▶ **WRITTEN INSTRUCTION**
Restate the whole of the material. Keep every word, and drop the pictures.

▶ **DATASET EXCERPT**
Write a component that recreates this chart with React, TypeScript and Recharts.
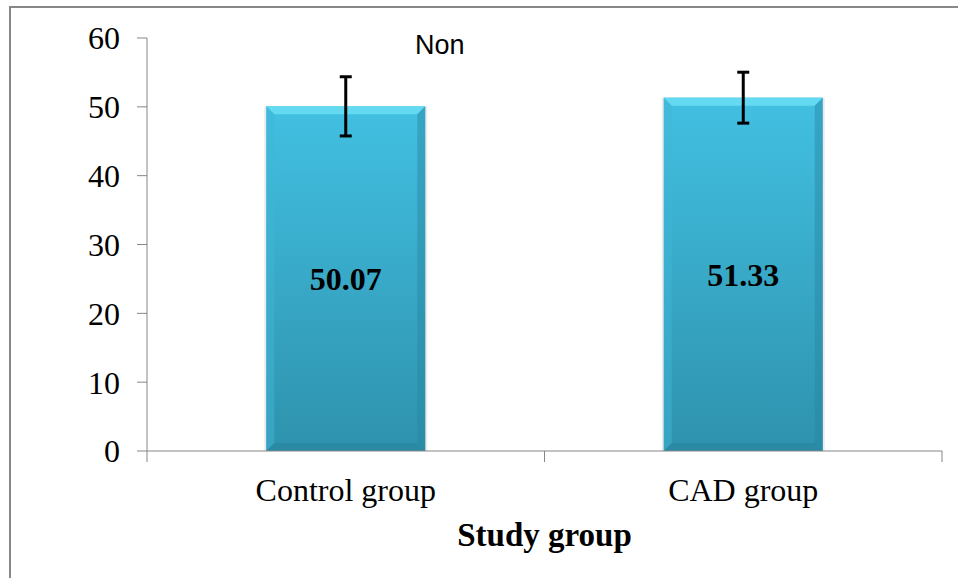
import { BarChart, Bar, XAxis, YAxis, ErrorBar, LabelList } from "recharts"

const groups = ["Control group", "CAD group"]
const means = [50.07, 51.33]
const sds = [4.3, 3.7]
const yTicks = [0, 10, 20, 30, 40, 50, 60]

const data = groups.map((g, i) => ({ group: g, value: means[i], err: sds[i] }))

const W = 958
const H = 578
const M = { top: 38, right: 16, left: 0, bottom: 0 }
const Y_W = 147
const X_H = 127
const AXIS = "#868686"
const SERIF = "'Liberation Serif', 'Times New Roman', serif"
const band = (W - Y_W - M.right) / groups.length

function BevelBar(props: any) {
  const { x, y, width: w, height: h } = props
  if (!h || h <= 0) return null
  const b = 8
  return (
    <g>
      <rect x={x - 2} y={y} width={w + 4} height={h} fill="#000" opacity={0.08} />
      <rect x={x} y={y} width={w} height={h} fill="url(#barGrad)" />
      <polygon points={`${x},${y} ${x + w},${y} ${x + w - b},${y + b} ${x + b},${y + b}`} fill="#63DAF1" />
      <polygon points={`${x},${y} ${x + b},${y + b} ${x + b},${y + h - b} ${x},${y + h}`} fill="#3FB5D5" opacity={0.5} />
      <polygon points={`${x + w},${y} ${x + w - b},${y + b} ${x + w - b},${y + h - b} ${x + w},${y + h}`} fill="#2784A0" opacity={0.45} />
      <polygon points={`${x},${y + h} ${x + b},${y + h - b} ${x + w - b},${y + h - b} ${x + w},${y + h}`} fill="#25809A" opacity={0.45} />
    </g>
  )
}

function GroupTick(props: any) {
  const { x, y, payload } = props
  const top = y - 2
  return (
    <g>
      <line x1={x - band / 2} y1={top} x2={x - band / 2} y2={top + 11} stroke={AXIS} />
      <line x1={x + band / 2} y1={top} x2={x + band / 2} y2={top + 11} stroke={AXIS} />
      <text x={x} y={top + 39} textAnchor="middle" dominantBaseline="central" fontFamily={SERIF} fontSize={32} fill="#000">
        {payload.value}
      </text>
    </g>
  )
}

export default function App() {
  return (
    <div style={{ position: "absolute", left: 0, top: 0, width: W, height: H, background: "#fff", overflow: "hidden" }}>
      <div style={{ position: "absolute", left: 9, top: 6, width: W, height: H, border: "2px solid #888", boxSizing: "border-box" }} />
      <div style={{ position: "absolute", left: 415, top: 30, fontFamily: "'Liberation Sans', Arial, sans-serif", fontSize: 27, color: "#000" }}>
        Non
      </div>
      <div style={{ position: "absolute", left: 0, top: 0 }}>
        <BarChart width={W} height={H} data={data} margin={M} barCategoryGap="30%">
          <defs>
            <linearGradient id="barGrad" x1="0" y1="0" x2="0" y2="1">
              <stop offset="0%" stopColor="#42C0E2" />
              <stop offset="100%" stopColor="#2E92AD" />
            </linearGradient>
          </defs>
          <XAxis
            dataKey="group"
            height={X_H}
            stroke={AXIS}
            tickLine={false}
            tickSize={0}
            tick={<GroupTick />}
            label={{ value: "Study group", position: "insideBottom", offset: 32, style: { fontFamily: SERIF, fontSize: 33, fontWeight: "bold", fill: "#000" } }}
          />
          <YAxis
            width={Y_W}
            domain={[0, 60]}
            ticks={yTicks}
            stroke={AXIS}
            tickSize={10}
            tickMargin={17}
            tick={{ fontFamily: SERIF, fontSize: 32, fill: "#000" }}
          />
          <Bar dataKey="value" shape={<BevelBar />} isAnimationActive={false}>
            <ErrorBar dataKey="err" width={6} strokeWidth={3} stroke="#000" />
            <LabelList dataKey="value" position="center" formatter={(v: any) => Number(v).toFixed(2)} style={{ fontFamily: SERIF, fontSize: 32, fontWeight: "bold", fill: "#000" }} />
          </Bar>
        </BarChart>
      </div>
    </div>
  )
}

▶ **RESULT OF THE TASK**
Write a component that recreates this chart with React, TypeScript and Recharts.
import { BarChart, Bar, XAxis, YAxis, ErrorBar, LabelList } from "recharts"

const groups = ["Control group", "CAD group"]
const means = [50.07, 51.33]
const sds = [4.3, 3.7]
const yTicks = [0, 10, 20, 30, 40, 50, 60]

const data = groups.map((g, i) => ({ group: g, value: means[i], err: sds[i] }))

const W = 958
const H = 578
const M = { top: 38, right: 16, left: 0, bottom: 0 }
const Y_W = 147
const X_H = 127
const AXIS = "#868686"
const SERIF = "'Liberation Serif', 'Times New Roman', serif"
const band = (W - Y_W - M.right) / groups.length

function BevelBar(props: any) {
  const { x, y, width: w, height: h } = props
  if (!h || h <= 0) return null
  const b = 8
  return (
    <g>
      <rect x={x - 2} y={y} width={w + 4} height={h} fill="#000" opacity={0.08} />
      <rect x={x} y={y} width={w} height={h} fill="url(#barGrad)" />
      <polygon points={`${x},${y} ${x + w},${y} ${x + w - b},${y + b} ${x + b},${y + b}`} fill="#63DAF1" />
      <polygon points={`${x},${y} ${x + b},${y + b} ${x + b},${y + h - b} ${x},${y + h}`} fill="#3FB5D5" opacity={0.5} />
      <polygon points={`${x + w},${y} ${x + w - b},${y + b} ${x + w - b},${y + h - b} ${x + w},${y + h}`} fill="#2784A0" opacity={0.45} />
      <polygon points={`${x},${y + h} ${x + b},${y + h - b} ${x + w - b},${y + h - b} ${x + w},${y + h}`} fill="#25809A" opacity={0.45} />
    </g>
  )
}

function GroupTick(props: any) {
  const { x, y, payload } = props
  const top = y - 2
  return (
    <g>
      <line x1={x - band / 2} y1={top} x2={x - band / 2} y2={top + 11} stroke={AXIS} />
      <line x1={x + band / 2} y1={top} x2={x + band / 2} y2={top + 11} stroke={AXIS} />
      <text x={x} y={top + 39} textAnchor="middle" dominantBaseline="central" fontFamily={SERIF} fontSize={32} fill="#000">
        {payload.value}
      </text>
    </g>
  )
}

export default function App() {
  return (
    <div style={{ position: "absolute", left: 0, top: 0, width: W, height: H, background: "#fff", overflow: "hidden" }}>
      <div style={{ position: "absolute", left: 9, top: 6, width: W, height: H, border: "2px solid #888", boxSizing: "border-box" }} />
      <div style={{ position: "absolute", left: 415, top: 30, fontFamily: "'Liberation Sans', Arial, sans-serif", fontSize: 27, color: "#000" }}>
        Non
      </div>
      <div style={{ position: "absolute", left: 0, top: 0 }}>
        <BarChart width={W} height={H} data={data} margin={M} barCategoryGap="30%">
          <defs>
            <linearGradient id="barGrad" x1="0" y1="0" x2="0" y2="1">
              <stop offset="0%" stopColor="#42C0E2" />
              <stop offset="100%" stopColor="#2E92AD" />
            </linearGradient>
          </defs>
          <XAxis
            dataKey="group"
            height={X_H}
            stroke={AXIS}
            tickLine={false}
            tickSize={0}
            tick={<GroupTick />}
            label={{ value: "Study group", position: "insideBottom", offset: 32, style: { fontFamily: SERIF, fontSize: 33, fontWeight: "bold", fill: "#000" } }}
          />
          <YAxis
            width={Y_W}
            domain={[0, 60]}
            ticks={yTicks}
            stroke={AXIS}
            tickSize={10}
            tickMargin={17}
            tick={{ fontFamily: SERIF, fontSize: 32, fill: "#000" }}
          />
          <Bar dataKey="value" shape={<BevelBar />} isAnimationActive={false}>
            <ErrorBar dataKey="err" width={6} strokeWidth={3} stroke="#000" />
            <LabelList dataKey="value" position="center" formatter={(v: any) => Number(v).toFixed(2)} style={{ fontFamily: SERIF, fontSize: 32, fontWeight: "bold", fill: "#000" }} />
          </Bar>
        </BarChart>
      </div>
    </div>
  )
}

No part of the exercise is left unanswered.